Percentage yield is defined as the actual mass of product divided by the theoretical maximum mass of product, multiplied by 100%.
Equivalently, we can express this as the actual moles of product divided by the theoretical maximum moles of product, multiplied by 100%.
The theoretical maximum moles of product depends on the moles of the limiting reagent and the balanced symbol equation. However, the actual moles of product will also depend on the reaction (e.g., are there side reactions? is the reaction incomplete?) apparatus (e.g., is some product lost during transfer?), and the skill of the person doing the practical!
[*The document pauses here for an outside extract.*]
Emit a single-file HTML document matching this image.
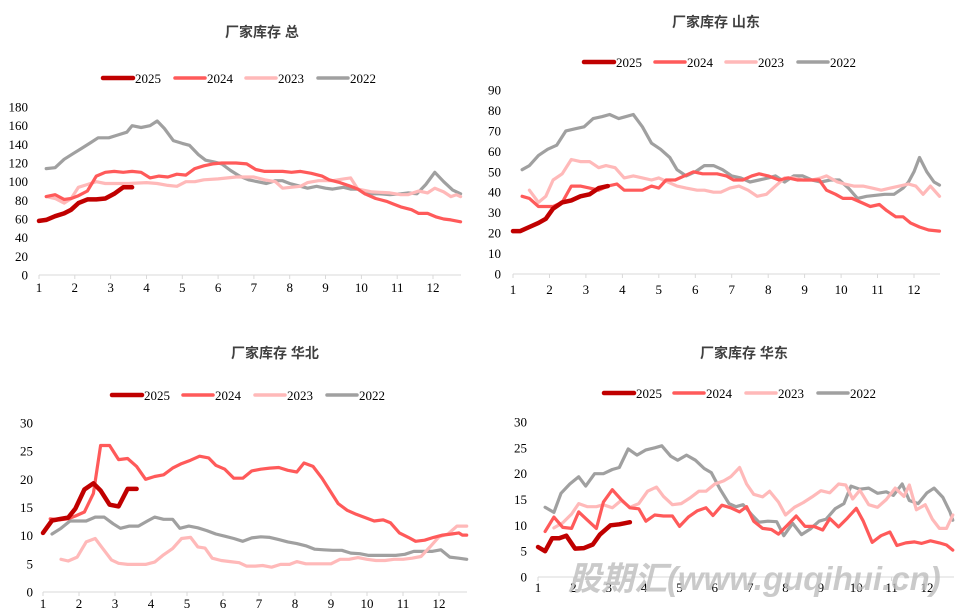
<!DOCTYPE html>
<html><head><meta charset="utf-8">
<style>
html,body{margin:0;padding:0;background:#fff;width:968px;height:608px;overflow:hidden}
svg{display:block}
.t{font-family:"Liberation Sans","Noto Sans CJK SC",sans-serif;font-weight:bold;font-size:14px;fill:#404040}
.l{font-family:"Liberation Serif","Noto Serif CJK SC",serif;font-size:13px;fill:#000}
</style></head><body>
<svg id="s" width="968" height="608" xmlns="http://www.w3.org/2000/svg"></svg>
<script>
var C=['#c00000','#ff5a5a','#ffb9b9','#a0a0a0'],W=[4.5,3.2,3.2,3.2],N=['2025','2024','2023','2022'];
var charts=[
{title:'厂家库存 总',tx:262,ty:37,x1:39,x12:433,xe:461,y0:275,yT:107,max:180,step:20,yl:28,ly:78,lx:[103,175,246,318],xl:292,
d:[
[[1,58],[1.2,59],[1.45,63],[1.7,66],[1.9,70],[2.1,77],[2.35,81],[2.6,81],[2.85,82],[3.1,87],[3.35,94],[3.6,94]],
[[1.2,84],[1.45,86],[1.7,81],[1.9,82],[2.1,85],[2.35,90],[2.6,106],[2.85,110],[3.1,111],[3.35,110],[3.6,111],[3.85,110],[4.1,104],[4.35,106],[4.6,105],[4.85,108],[5.1,107],[5.35,114],[5.6,117],[5.85,119],[6.1,120],[6.5,120],[6.8,119],[7.05,113],[7.3,111],[7.8,111],[8.05,110],[8.3,111],[8.6,109],[8.9,106],[9.1,102],[9.4,99],[9.7,95],[9.9,92],[10.1,87],[10.4,82],[10.7,79],[10.9,76],[11.1,73],[11.4,70],[11.6,66],[11.85,66],[12.1,62],[12.3,60],[12.5,59],[12.77,57]],
[[1.2,84],[1.45,82],[1.7,77],[1.9,82],[2.1,94],[2.35,97],[2.6,100],[2.85,98],[3.5,98],[4,99],[4.3,98],[4.6,96],[4.85,95],[5.1,100],[5.35,100],[5.6,102],[6,103],[6.5,105],[7,105],[7.3,102],[7.6,100],[7.8,93],[8.3,95],[8.5,99],[8.8,101],[9.2,101],[9.5,103],[9.7,104],[9.9,92],[10.3,89],[10.8,88],[11.1,86],[11.3,86],[11.6,90],[11.85,88],[12.05,93],[12.3,89],[12.5,84],[12.65,86],[12.77,84]],
[[1.2,114],[1.45,115],[1.7,124],[1.95,130],[2.2,136],[2.45,142],[2.65,147],[2.95,147],[3.2,150],[3.45,153],[3.6,160],[3.85,158],[4.1,160],[4.3,165],[4.5,157],[4.75,144],[5,141],[5.2,139],[5.45,129],[5.65,123],[5.9,121],[6.1,119],[6.35,112],[6.6,106],[6.85,102],[7.1,100],[7.35,98],[7.6,101],[7.8,101],[8,98],[8.3,95],[8.5,93],[8.75,95],[9,93],[9.2,92],[9.5,94],[9.7,92],[9.9,92],[10.1,87],[10.5,87],[10.8,86],[11.1,87],[11.3,88],[11.55,87],[11.8,97],[12.05,110],[12.3,100],[12.55,91],[12.77,87]]
]},
{title:'厂家库存 山东',tx:716,ty:27,x1:513,x12:914,xe:940,y0:274,yT:90,max:90,step:10,yl:501,ly:62,lx:[584,655,726,798],xl:294,
d:[
[[1,21],[1.2,21],[1.45,23],[1.7,25],[1.9,27],[2.1,32],[2.35,35],[2.6,36],[2.85,38],[3.1,39],[3.35,42],[3.6,43]],
[[1.25,38],[1.45,37],[1.7,33],[2.1,33],[2.35,35],[2.6,43],[2.85,43],[3.1,42],[3.35,41],[3.6,43],[3.85,44],[4.05,41],[4.3,41],[4.55,41],[4.8,43],[5,42],[5.2,46],[5.45,46],[5.7,48],[5.95,50],[6.2,49],[6.6,49],[6.85,48],[7.05,46],[7.3,46],[7.55,48],[7.75,49],[8,48],[8.3,46],[8.55,47],[8.8,46],[9.1,46],[9.4,46],[9.6,41],[9.85,39],[10.05,37],[10.3,37],[10.55,35],[10.8,33],[11.05,34],[11.25,31],[11.5,28],[11.7,28],[11.9,25],[12.15,23],[12.4,21.5],[12.7,21]],
[[1.45,41],[1.7,35],[1.9,38],[2.1,46],[2.35,49],[2.6,56],[2.85,55],[3.1,55],[3.35,52],[3.55,53],[3.8,52],[4.05,47],[4.3,48],[4.55,47],[4.8,46],[5,47],[5.25,45],[5.5,43],[5.75,42],[6.05,41],[6.25,41],[6.5,40],[6.7,40],[6.95,42],[7.2,43],[7.45,41],[7.7,38],[7.95,39],[8.2,43],[8.45,47],[8.7,47],[8.95,46],[9.2,46],[9.45,47],[9.6,48],[9.9,45],[10.1,44],[10.35,43],[10.6,43],[10.85,42],[11.1,41],[11.35,42],[11.6,43],[11.85,44],[12.05,43],[12.25,39],[12.45,43],[12.7,38]],
[[1.25,51],[1.45,53],[1.7,58],[1.95,61],[2.2,63],[2.45,70],[2.7,71],[2.95,72],[3.2,76],[3.45,77],[3.65,78],[3.9,76],[4.1,77],[4.3,78],[4.55,72],[4.8,64],[5.05,61],[5.3,57],[5.5,51],[5.75,48],[6,50],[6.25,53],[6.5,53],[6.75,51],[7,48],[7.25,47],[7.5,45],[7.75,46],[8,47],[8.2,48],[8.45,45],[8.7,48],[8.95,48],[9.2,46],[9.45,45],[9.7,46],[9.95,46],[10.2,42],[10.45,37],[10.7,38],[10.95,38.5],[11.2,39],[11.45,39],[11.7,42],[11.85,45],[12,50],[12.15,57],[12.35,50],[12.55,45],[12.7,43.5]]
]},
{title:'厂家库存 华北',tx:275,ty:358,x1:43,x12:439,xe:467,y0:592,yT:423,max:30,step:5,yl:33,ly:395,lx:[112,183,255,327],xl:608,
d:[
[[1,10.5],[1.25,12.7],[1.5,13],[1.7,13.2],[1.9,14.8],[2.15,18.2],[2.4,19.3],[2.6,18],[2.85,15.5],[3.1,15.2],[3.35,18.3],[3.6,18.3]],
[[1.2,13],[1.45,12.8],[1.7,13],[1.9,13.5],[2.15,14.2],[2.4,17.5],[2.6,26],[2.85,26],[3.1,23.5],[3.35,23.7],[3.6,22.3],[3.85,20],[4.1,20.5],[4.35,20.8],[4.6,22],[4.85,22.8],[5.1,23.4],[5.35,24.1],[5.6,23.8],[5.8,22.5],[6.05,21.8],[6.3,20.2],[6.55,20.2],[6.8,21.5],[7.05,21.8],[7.3,22],[7.55,22.1],[7.8,21.6],[8.05,21.3],[8.25,22.9],[8.5,22.3],[8.75,20.2],[8.95,18.2],[9.2,15.7],[9.45,14.5],[9.7,13.8],[9.95,13.2],[10.2,12.6],[10.45,12.8],[10.65,12.3],[10.9,10.5],[11.15,9.7],[11.35,9],[11.6,9.2],[11.85,9.7],[12.1,10.1],[12.35,10.3],[12.55,10.5],[12.65,10.1],[12.77,10.1]],
[[1.5,5.8],[1.7,5.5],[1.95,6.2],[2.2,8.9],[2.45,9.5],[2.65,7.8],[2.9,5.7],[3.1,5.1],[3.35,4.9],[3.6,4.9],[3.85,4.9],[4.1,5.3],[4.35,6.6],[4.6,7.7],[4.85,9.5],[5.1,9.7],[5.3,8],[5.5,7.8],[5.7,6],[5.95,5.6],[6.2,5.4],[6.45,5.2],[6.65,4.6],[6.9,4.6],[7.1,4.7],[7.35,4.4],[7.6,4.9],[7.85,4.9],[8.05,5.4],[8.3,5],[8.55,5],[8.8,5],[9,5],[9.25,5.8],[9.5,5.8],[9.75,6.1],[10,5.8],[10.25,5.6],[10.5,5.6],[10.75,5.8],[11,5.8],[11.25,6],[11.5,6.3],[11.75,8],[12,9.8],[12.25,10.3],[12.5,11.7],[12.77,11.7]],
[[1.25,10.3],[1.5,11.3],[1.75,12.6],[2.0,12.6],[2.2,12.6],[2.45,13.3],[2.7,13.3],[2.95,12.1],[3.15,11.3],[3.4,11.7],[3.65,11.7],[3.9,12.6],[4.1,13.3],[4.35,12.9],[4.6,12.9],[4.8,11.3],[5.05,11.7],[5.3,11.4],[5.55,10.9],[5.8,10.3],[6.05,9.9],[6.3,9.5],[6.55,9],[6.8,9.6],[7.05,9.8],[7.3,9.7],[7.55,9.3],[7.8,8.9],[8.05,8.6],[8.3,8.2],[8.55,7.6],[8.8,7.5],[9.05,7.4],[9.3,7.4],[9.55,6.9],[9.8,6.8],[10.05,6.5],[10.3,6.5],[10.55,6.5],[10.8,6.5],[11.05,6.7],[11.3,7.2],[11.55,7.2],[11.8,7.2],[12.05,7.5],[12.3,6.2],[12.55,6],[12.77,5.8]]
]},
{title:'厂家库存 华东',tx:744,ty:358,x1:538,x12:927,xe:954,y0:577,yT:422,max:30,step:5,yl:527,ly:393,lx:[604,674,746,818],xl:592,
d:[
[[1,5.8],[1.2,5],[1.4,7.5],[1.6,7.5],[1.8,8],[2.05,5.5],[2.3,5.6],[2.55,6.3],[2.75,8.2],[3.05,10],[3.3,10.2],[3.6,10.6]],
[[1.2,8.8],[1.45,11.6],[1.7,9.6],[1.95,9.4],[2.15,12.6],[2.4,11],[2.65,9.4],[2.85,14.5],[3.1,16.9],[3.35,15],[3.6,13.4],[3.85,13.2],[4.05,10.8],[4.3,12],[4.55,11.8],[4.8,11.8],[5,9.8],[5.25,11.6],[5.5,12.8],[5.75,13.4],[5.95,11.9],[6.2,13.9],[6.45,13.4],[6.7,12.6],[6.9,13.6],[7.1,10.8],[7.35,9.4],[7.6,9.2],[7.8,8.3],[8.05,10],[8.3,11.8],[8.55,9.8],[8.8,9.8],[9.05,9.1],[9.25,11.3],[9.5,9.7],[9.75,11.4],[10,13.3],[10.2,10.8],[10.45,6.7],[10.7,8],[10.95,8.7],[11.15,6.1],[11.4,6.6],[11.65,6.8],[11.85,6.5],[12.1,7],[12.35,6.6],[12.55,6.2],[12.73,5.2]],
[[1.45,9.5],[1.7,10.5],[1.95,12.2],[2.15,14.2],[2.4,13.6],[2.65,13.6],[2.85,14],[3.1,13.4],[3.35,14.8],[3.6,13.5],[3.85,14.2],[4.1,16.6],[4.35,17.4],[4.55,15.6],[4.8,14],[5.05,14.2],[5.3,15.3],[5.55,16.6],[5.75,16.6],[6,18],[6.25,18.6],[6.45,19.4],[6.7,21.2],[6.9,18],[7.1,16],[7.35,15.5],[7.55,16.6],[7.8,14.5],[8,12],[8.25,13.5],[8.5,14.4],[8.75,15.5],[9.0,16.7],[9.25,16.3],[9.5,18],[9.7,17.8],[9.9,15.1],[10.1,16.8],[10.35,14],[10.6,13.5],[10.85,15],[11.1,17.2],[11.35,15.6],[11.5,17.8],[11.7,13],[11.95,14],[12.15,11.2],[12.35,9.4],[12.55,9.4],[12.73,12]],
[[1.2,13.5],[1.45,12.5],[1.65,16.2],[1.9,18],[2.15,19.4],[2.35,17.6],[2.6,20],[2.85,20],[3.1,20.8],[3.3,21.2],[3.55,24.8],[3.8,23.6],[4.05,24.6],[4.3,25],[4.5,25.4],[4.75,23.4],[4.95,22.6],[5.2,23.6],[5.45,22.6],[5.7,21],[5.9,20.2],[6.15,17],[6.4,14.2],[6.6,13.6],[6.8,14],[7.05,12],[7.25,10.6],[7.5,10.8],[7.75,10.7],[7.95,8],[8.2,10.4],[8.45,8.2],[8.7,9.3],[8.95,10.8],[9.15,11.2],[9.4,13.2],[9.65,14.2],[9.85,17.6],[10.1,17],[10.35,17.2],[10.6,16.2],[10.85,16.5],[11.05,15.8],[11.3,18],[11.5,14.8],[11.75,14.2],[12,16.3],[12.2,17.2],[12.45,15.4],[12.65,12.6],[12.73,11]]
]}
];
var h='';
charts.forEach(function(c){
 var sx=(c.x12-c.x1)/11, sy=(c.y0-c.yT)/c.max;
 function X(m){return (c.x1+(m-1)*sx).toFixed(1)} function Y(v){return (c.y0-v*sy).toFixed(1)}
 h+='<text class="t" x="'+c.tx+'" y="'+c.ty+'" text-anchor="middle">'+c.title+'</text>';
 for(var v=0;v<=c.max;v+=c.step) h+='<text class="l" x="'+c.yl+'" y="'+(+Y(v)+4.5)+'" text-anchor="end">'+v+'</text>';
 h+='<line x1="'+c.x1+'" y1="'+c.y0+'" x2="'+c.xe+'" y2="'+c.y0+'" stroke="#d9d9d9" stroke-width="1"/>';
 for(var m=1;m<=12;m++){h+='<line x1="'+X(m)+'" y1="'+c.y0+'" x2="'+X(m)+'" y2="'+(c.y0+4)+'" stroke="#d9d9d9"/>';
  h+='<text class="l" x="'+X(m)+'" y="'+c.xl+'" text-anchor="middle">'+m+'</text>';}
 for(var i=3;i>=0;i--){h+='<polyline fill="none" stroke="'+C[i]+'" stroke-width="'+W[i]+'" stroke-linejoin="round" stroke-linecap="round" points="'+c.d[i].map(function(p){return X(p[0])+','+Y(p[1])}).join(' ')+'"/>';}
 for(var i=0;i<4;i++){h+='<line x1="'+c.lx[i]+'" y1="'+c.ly+'" x2="'+(c.lx[i]+30)+'" y2="'+c.ly+'" stroke="'+C[i]+'" stroke-width="'+(i==0?4.5:3.5)+'" stroke-linecap="round"/>';
  h+='<text class="l" x="'+(c.lx[i]+32)+'" y="'+(c.ly+5)+'">'+N[i]+'</text>';}
});
h+='<text x="568" y="590" style="font-family:\'Liberation Sans\',\'Noto Sans CJK SC\',sans-serif;font-weight:bold;font-style:italic;font-size:33px;fill:#bdbdbd;fill-opacity:0.8">股期汇(www.guqihui.cn)</text>';
document.getElementById('s').innerHTML=h;
</script>
</body></html>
| Worked Example: Buta-1,3-diene reacts with HCl through electrophilic addition. HCl can be added either once or twice to each diene molecule forming a series of position isomers with the formulas C4H7Cl and C4H8Cl2. 0.540 g of C4H6 react with 50 cm3 of 0.2 mol dm-3 HCl. The mass of 2,3-dichlorobutane formed was 0.254 g. What is the % yield? We first need to calculate the amounts of each reactant: n C4H6 = 0.540 / 54 = 0.01 mol n HCl = 0.2 x 50 / 1000 = 0.01 mol Equation: C4H6 + 2 HCl –> C4H8Cl2 Using an ICE table, we can see that 0.01 mol of HCl reacts with 0.005 mol of C4H6 forming 0.005 mol of C4H8Cl2. This is the maximum theoretical moles of C4H8Cl2. The limiting reagent in this case is HCl because it is completely used up. The actual moles of C4H8Cl2 (Mr = 127) formed is 0.254 / 127 = 0.002 mol so the % yield is 0.002 / 0.005 x 100 = 40%. An obvious way to increase the % yield would be to ensure that HCl is in excess. This would ensure that any C4H7Cl (i.e., which has one remaining C=C) reacts further to form the dihalogenoalkane. |